Сегодня я выбрал и послал Вам для моей будущей книги 16 рассказов *. Будьте добры сделать распоряжение, чтобы в типографии смерили мой материал и, если не хватит его, уведомили бы меня (Кудринская Садовая, д. Корнеева) или моего брата Александра, который не замедлит дать мне знать*.
Названия для книги я не мог придумать. «Мои рассказы», просто «Рассказы», — а остальное, что приходило мне в голову, или претенциозно, или старо, или неумно.
Книгу я думаю посвятить Д. В. Григоровичу.

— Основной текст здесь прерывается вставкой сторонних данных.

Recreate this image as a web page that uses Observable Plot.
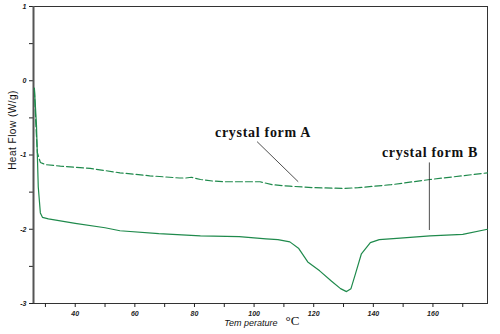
<!DOCTYPE html>
<html>
<head>
<meta charset="utf-8">
<script src="https://cdn.jsdelivr.net/npm/d3@7"></script>
<script src="https://cdn.jsdelivr.net/npm/@observablehq/plot@0.6"></script>
<style>
  html, body { margin: 0; padding: 0; background: #fff; }
  #chart { width: 500px; height: 334px; }
</style>
</head>
<body>
<div id="chart"></div>
<script>
// Crystal form A (dashed curve): temperature (°C) and heat flow (W/g)
const tempA = [26.3, 26.8, 27.3, 28.3, 30, 35, 45, 55, 65, 75, 77, 79, 82, 86, 90, 102, 106, 112, 120, 130, 135, 146, 159, 170, 178.3];
const flowA = [-0.12, -0.6, -0.97, -1.10, -1.13, -1.15, -1.18, -1.24, -1.28, -1.31, -1.31, -1.30, -1.33, -1.35, -1.36, -1.36, -1.40, -1.42, -1.44, -1.45, -1.44, -1.40, -1.33, -1.28, -1.24];

// Crystal form B (solid curve)
const tempB = [26.3, 27, 27.6, 28.3, 29, 31, 40, 50, 55, 68, 82, 95, 104, 108, 112, 115, 118, 122, 126, 129, 131, 132.5, 134, 136, 139, 142, 149, 159, 170, 178.3];
const flowB = [-0.1, -0.6, -1.43, -1.78, -1.84, -1.86, -1.92, -1.98, -2.02, -2.06, -2.09, -2.10, -2.13, -2.14, -2.17, -2.26, -2.44, -2.56, -2.70, -2.80, -2.84, -2.80, -2.60, -2.33, -2.18, -2.14, -2.12, -2.09, -2.07, -2.0];

// Annotations
const labels = ["crystal form A", "crystal form B"];
const labelTemp = [103, 159];
const labelFlow = [-0.70, -0.97];
const leaderX1 = [101, 158.8];
const leaderY1 = [-0.82, -1.10];
const leaderX2 = [114.8, 158.8];
const leaderY2 = [-1.36, -2.01];

// Axes
const xTicks = [30, 40, 50, 60, 70, 80, 90, 100, 110, 120, 130, 140, 150, 160, 170];
const xLabelTicks = [40, 60, 80, 100, 120, 140, 160];
const yTicks = [-3, -2.5, -2, -1.5, -1, -0.5, 0, 0.5, 1];
const yLabelTicks = [-3, -2, -1, 0, 1];
const xTitle = "Tem perature";
const xUnit = "°C";
const yTitle = "Heat Flow (W/g)";

const seriesA = tempA.map((t, i) => ({t, f: flowA[i]}));
const seriesB = tempB.map((t, i) => ({t, f: flowB[i]}));
const notes = labels.map((text, i) => ({text, x: labelTemp[i], y: labelFlow[i], x1: leaderX1[i], y1: leaderY1[i], x2: leaderX2[i], y2: leaderY2[i]}));

const green = "#1f8a4c";

const chart = Plot.plot({
  width: 500,
  height: 334,
  marginLeft: 33,
  marginRight: 13,
  marginTop: 6,
  marginBottom: 31,
  style: {background: "#fff", color: "#222"},
  x: {domain: [26, 178.3]},
  y: {domain: [-3, 1]},
  marks: [
    Plot.frame({stroke: "#333", strokeWidth: 1}),
    Plot.axisY({ticks: yTicks, tickSize: 4, tickPadding: 3, label: null,
      tickFormat: d => yLabelTicks.includes(d) ? String(d) : "",
      fontSize: 7, fontStyle: "italic", fontWeight: "bold", fontFamily: "Liberation Sans, Arial, sans-serif"}),
    Plot.axisX({ticks: xTicks, tickSize: 4, tickPadding: 4, label: null,
      tickFormat: d => xLabelTicks.includes(d) ? String(d) : "",
      fontSize: 7, fontStyle: "italic", fontWeight: "bold", fontFamily: "Liberation Sans, Arial, sans-serif"}),
    Plot.ruleX([26], {stroke: "#555", strokeWidth: 2}),
    Plot.line(seriesA, {x: "t", y: "f", stroke: green, strokeWidth: 1.2, strokeDasharray: "7,3"}),
    Plot.line(seriesB, {x: "t", y: "f", stroke: green, strokeWidth: 1.2}),
    Plot.link(notes, {x1: "x1", y1: "y1", x2: "x2", y2: "y2", stroke: "#222", strokeWidth: 0.8}),
    Plot.text(notes, {x: "x", y: "y", text: "text", fontSize: 14, fontWeight: "bold", className: "anno",
      fontFamily: "Liberation Serif, Times New Roman, serif", fill: "#111"}),
    Plot.text([xTitle], {frameAnchor: "bottom", dy: 22, dx: 17, textAnchor: "end", text: d => d,
      fontSize: 9, fontStyle: "italic", fontFamily: "Liberation Sans, Arial, sans-serif", fill: "#111"}),
    Plot.text([xUnit], {frameAnchor: "bottom", dy: 21, dx: 25, textAnchor: "start", text: d => d,
      fontSize: 13, fontFamily: "Liberation Serif, Times New Roman, serif", fill: "#111"}),
    Plot.text([yTitle], {frameAnchor: "left", dx: -21, dy: -25, rotate: -90, textAnchor: "middle", text: d => d,
      fontSize: 10, className: "ytitle", fontFamily: "Liberation Sans, Arial, sans-serif", fill: "#111"})
  ]
});
d3.select(chart).selectAll(".anno text").attr("letter-spacing", "0.7");
d3.select(chart).selectAll(".ytitle text").attr("letter-spacing", "0.5");
document.getElementById("chart").appendChild(chart);
</script>
</body>
</html>
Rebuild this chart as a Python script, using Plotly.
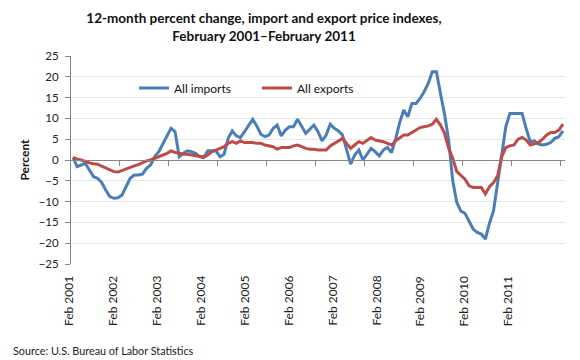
import plotly.graph_objects as go
import pandas as pd

# ---------------- data ----------------
months = pd.date_range("2001-02-01", periods=121, freq="MS").strftime("%b %Y").tolist()

imports = [
    0.6, -1.6, -1.2, -0.8, -2.4, -4.0, -4.4, -5.4, -7.2, -8.8, -9.2, -9.1,   # 2001
    -8.4, -6.2, -4.4, -3.6, -3.6, -3.4, -2.0, -1.2, 0.8, 2.0, 4.0, 5.6,      # 2002
    7.6, 6.8, 0.8, 1.6, 2.2, 2.0, 1.6, 0.8, 0.6, 2.2, 2.2, 2.2,              # 2003
    0.8, 1.4, 5.2, 7.0, 5.8, 5.4, 6.8, 8.2, 9.8, 8.2, 6.2, 5.6,              # 2004
    6.0, 7.6, 8.4, 5.8, 7.2, 8.0, 8.0, 9.8, 8.2, 6.4, 7.4, 8.4,              # 2005
    6.8, 4.6, 6.0, 8.6, 7.6, 7.0, 6.0, 2.8, -1.0, 1.2, 2.4, 0.0,             # 2006
    1.4, 2.8, 2.0, 1.0, 2.4, 3.0, 1.8, 5.0, 9.0, 12.0, 10.4, 13.6,           # 2007
    13.6, 14.8, 16.4, 18.4, 21.2, 21.2, 16.0, 11.0, 4.8, -5.0, -10.2, -12.3, # 2008
    -12.8, -14.6, -16.6, -17.4, -17.8, -19.0, -15.2, -12.2, -5.5, 2.2, 8.0, 11.2,  # 2009
    11.2, 11.2, 11.2, 7.5, 4.4, 4.6, 3.8, 3.6, 3.8, 4.2, 5.2, 5.6,           # 2010
    7.0,                                                                      # Feb 2011
]

exports = [
    0.6, 0.2, 0.0, -0.4, -0.7, -0.9, -1.0, -1.5, -2.0, -2.5, -2.8, -2.9,
    -2.5, -2.1, -1.8, -1.4, -1.1, -0.6, -0.2, 0.0, 0.4, 0.8, 1.1, 1.6,
    2.2, 1.8, 1.6, 1.4, 1.4, 1.2, 1.0, 0.8, 0.7, 1.2, 2.0, 2.4,
    2.8, 3.2, 4.0, 4.4, 4.0, 4.6, 4.2, 4.2, 4.2, 4.0, 4.0, 3.6,
    3.4, 3.2, 2.6, 3.0, 3.0, 3.0, 3.4, 3.6, 3.2, 2.8, 2.6, 2.6,
    2.4, 2.4, 2.4, 3.4, 4.0, 4.4, 5.2, 4.0, 2.8, 3.6, 4.4, 4.0,
    4.8, 5.4, 4.8, 4.6, 4.4, 4.0, 3.6, 4.6, 5.4, 6.0, 6.0, 6.6,
    7.0, 7.8, 8.0, 8.2, 8.6, 9.8, 8.4, 6.4, 2.8, 0.4, -2.8, -3.6,
    -4.6, -6.2, -6.6, -6.6, -6.6, -8.2, -6.4, -5.4, -3.8, 0.8, 3.0, 3.4,
    3.6, 5.0, 5.4, 4.8, 3.6, 3.9, 4.2, 5.0, 6.0, 6.6, 6.6, 7.2,
    8.6,
]

tick_labels = ["Feb 2001", "Feb 2002", "Feb 2003", "Feb 2004", "Feb 2005", "Feb 2006",
               "Feb 2007", "Feb 2008", "Feb 2009", "Feb 2010", "Feb 2011"]
y_ticks = [-25, -20, -15, -10, -5, 0, 5, 10, 15, 20, 25]

# ---------------- figure ----------------
FONT = "Lato"
x = list(range(len(months)))
n = len(months)

# the page adds an 8px body margin, so the figure is drawn 8px smaller
W, H = 572, 352
ML, MR, MT, MB = 63, 15, 48, 96
PW, PH = W - ML - MR, H - MT - MB

fig = go.Figure()
fig.add_trace(go.Scatter(x=x, y=imports, mode="lines", name="All imports",
                         customdata=months, hovertemplate="%{customdata}: %{y}%<extra></extra>",
                         line=dict(color="#4A7EBB", width=3)))
fig.add_trace(go.Scatter(x=x, y=exports, mode="lines", name="All exports",
                         customdata=months, hovertemplate="%{customdata}: %{y}%<extra></extra>",
                         line=dict(color="#BE4B48", width=3)))

# year boundary tick marks on the zero line (ticks between categories)
year_ticks = [i - 0.5 for i in range(12, n + 1, 12)]

fig.update_layout(
    width=W, height=H,
    margin=dict(l=ML, r=MR, t=MT, b=MB),
    paper_bgcolor="white", plot_bgcolor="white",
    font=dict(family=FONT, color="#222222"),
    title=dict(
        text="12-month percent change, import and export price indexes,<br>February 2001\u2013February 2011",
        font=dict(family=FONT, size=13.5, color="#111111", weight="bold"),
        x=256 / W, xref="container", xanchor="center",
        y=1 - 15 / H, yref="container", yanchor="top",
    ),
    xaxis=dict(
        range=[-0.5, n - 0.5], anchor="free", position=0.5,
        showline=True, linecolor="#868686", linewidth=1,
        ticks="outside", tickvals=year_ticks, ticklen=5, tickcolor="#868686",
        showticklabels=False, showgrid=False, zeroline=False,
    ),
    yaxis=dict(
        range=[-25, 25], tickvals=y_ticks,
        showgrid=True, gridcolor="#E6E6E6", gridwidth=1,
        showline=True, linecolor="#868686", linewidth=1,
        ticks="outside", ticklen=5, tickcolor="#868686",
        zeroline=False, tickfont=dict(family=FONT, size=11.5, color="#222222"),
        ticklabelstandoff=4,
        title=dict(text="Percent", font=dict(family=FONT, size=12, color="#111111", weight="bold"),
                   standoff=6),
        automargin=False,
    ),
    legend=dict(
        orientation="h", x=63 / PW, xanchor="left", y=1 - 32 / PH, yanchor="middle",
        bgcolor="rgba(0,0,0,0)", font=dict(family=FONT, size=12, color="#111111"),
        entrywidth=78, itemwidth=30,
    ),
    showlegend=True,
)

# category labels along the bottom (spaced as in the source chart)
label_start, label_step = -1.23, 10.76
for k, lab in enumerate(tick_labels):
    fig.add_annotation(
        text=lab, x=(label_start + label_step * k + 0.5) / n, xref="paper",
        y=-37 / PH, yref="paper",
        textangle=-90, showarrow=False, xanchor="center", yanchor="middle",
        font=dict(family=FONT, size=12, color="#222222"),
    )

fig.add_annotation(
    text="Source: U.S. Bureau of Labor Statistics", xref="paper", yref="paper",
    x=-60 / PW, y=-86 / PH, xanchor="left", yanchor="middle",
    showarrow=False, font=dict(family=FONT, size=10.8, color="#222222"),
)

fig.write_html("out.html")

Перед отъездом я был у Д<митрия> В<асильевича> * и наблюдал его грудную жабу. Страдания его едва выносимы, продолжительны и усугубляются страхом смерти, которая, вероятно, близка. Сама по себе грудная жаба — болезнь неважная, но у Д<митрия> В<асильевича> она является симптомом болезни, которая называется атероматозным процессом, перерождением артерий, — недуг старческий и неизлечимый. Об этой болезни Вы составите себе ясное представление, если вообразите обыкновенную каучуковую трубку, которая от долгого употребления потеряла свою эластичность, сократительность и крепость, стала более твердой и ломкой. Артерии становятся такими вследствие того, что их стенки делаются с течением времени жировыми или известковыми. Достаточно хорошего напряжения, чтобы такой сосуд лопнул. Так как сосуды составляют продолжение сердца, то обыкновенно и само сердце находят перерожденным. Питание при такой болезни плохо. Само сердце питается скудно, а потому и сидящие в нем нервные узлы, не получая питания, болят — отсюда грудная жаба.